Ramaswamy’s own picks reflect Republicans’ success in remaking the federal judiciary during the Trump years. All six of his short-listers from the federal courts were appointed to their current positions by Trump himself. Hardiman was on Trump’s initial list of Supreme Court contenders in May 2016; Lee was on a second version of the list the Trump campaign released that September. The only one unconnected to Trump in any way is Paul Clement, a former solicitor general under George W. Bush who now frequently argues before the court in private practice.
Trump’s list was aimed at swaying then-hesitant legal conservatives to back his campaign by giving a tangible assurance that he would not abandon the right’s long-held dream of reshaping the high court in their own image. Naming a slate of conservative jurists also set up a sharp contrast between his own potential Supreme Court picks and those that Clinton would likely make. The effort worked, as Cruz himself endorsed Trump based on the names on the lists.

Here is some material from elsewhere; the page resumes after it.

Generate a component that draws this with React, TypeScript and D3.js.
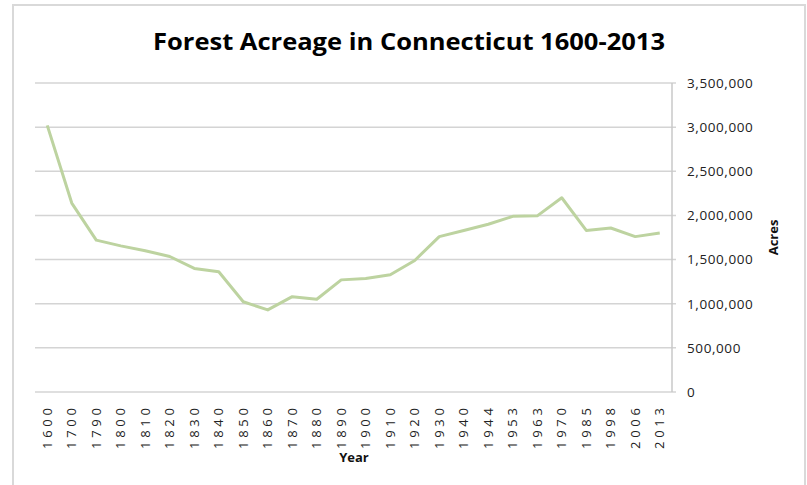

“For anyone concerned about the Bill of Rights—free speech, religious liberty, the Second Amendment—the Court hangs in the balance,” Cruz claimed in his endorsement message. “I have spent my professional career fighting before the Court to defend the Constitution. We are only one justice away from losing our most basic rights, and the next president will appoint as many as four new justices. We know, without a doubt, that every Clinton appointee would be a left-wing ideologue.” He noted that Trump’s short list “provides a serious reason for voters to choose to support Trump.”
The list of names Ramaswamy chose appears to reflect the candidate’s focus on culture-war battles. Democratic senators heavily criticized John Bush, for example, during the battle over his confirmation to the Sixth Circuit Court of Appeals (where he serves) over a controversial series of blog posts he made while working as an attorney in private practice. Ho and Branch both announced last year they would no longer hire law clerks from Yale Law School to protest what they saw as “cancel culture” by the faculty and student body. VanDyke has carved out a national reputation for his venomous writings on the Ninth Circuit.

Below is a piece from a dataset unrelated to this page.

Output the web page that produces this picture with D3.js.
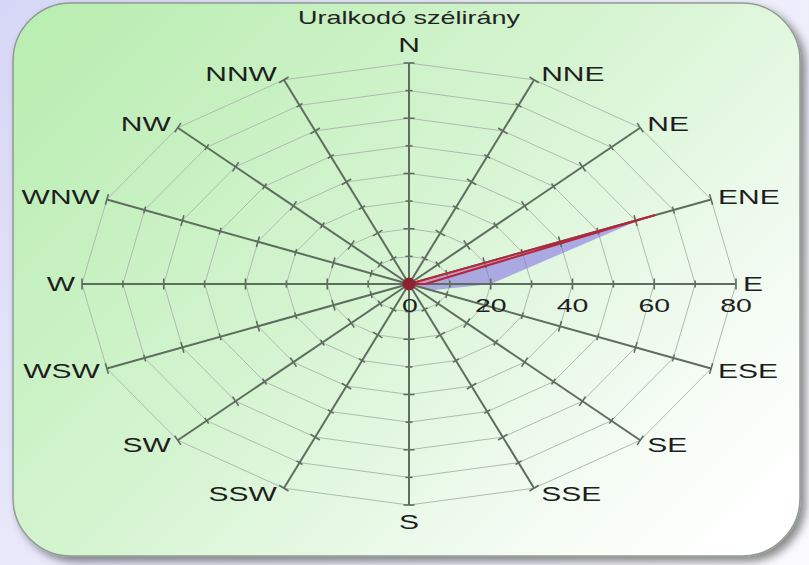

Republicans aren’t the only ones who are announcing their Supreme Court picks in advance. While Democrats haven’t been releasing formal short lists of potential nominees, former President Joe Biden announced during his 2020 campaign that he would nominate a Black woman to the Supreme Court at the next available opportunity. “I’m looking forward to making sure there’s a Black woman on the Supreme Court to make sure we in fact get everyone represented,” he said during a debate on the eve of the South Carolina primary in 2020, where his victory helped revive his campaign and set him on a course to receive the nomination.
After Stephen Breyer retired last summer, Biden made good on that pledge by appointing Ketanji Brown Jackson to replace him. While there was no formal short list during the 2020 presidential election, the relative scarcity of prominent Black women on the state and federal courts—a statistical reality that influenced Biden’s overall strategy on judicial appointments—meant that only a handful of candidates at the time were considered likely. By this January, Biden had successfully nominated 11 Black women to serve on the federal courts, more than the rest of his predecessors combined.
Again, it’s unlikely that Ramaswamy’s list will change his own political fortunes. Trump and Biden made their own announcements to shore up key segments of their own political coalitions and secure a path to victory. But it further entrenches an expectation that presidential candidates will make some sort of guarantee about Supreme Court nominees to their voters on the way to the White House. And that, in turn, reflects what became an undeniable truth over the past few years: It is the Supreme Court, not the presidency or Congress, that is truly at the center of the American political universe.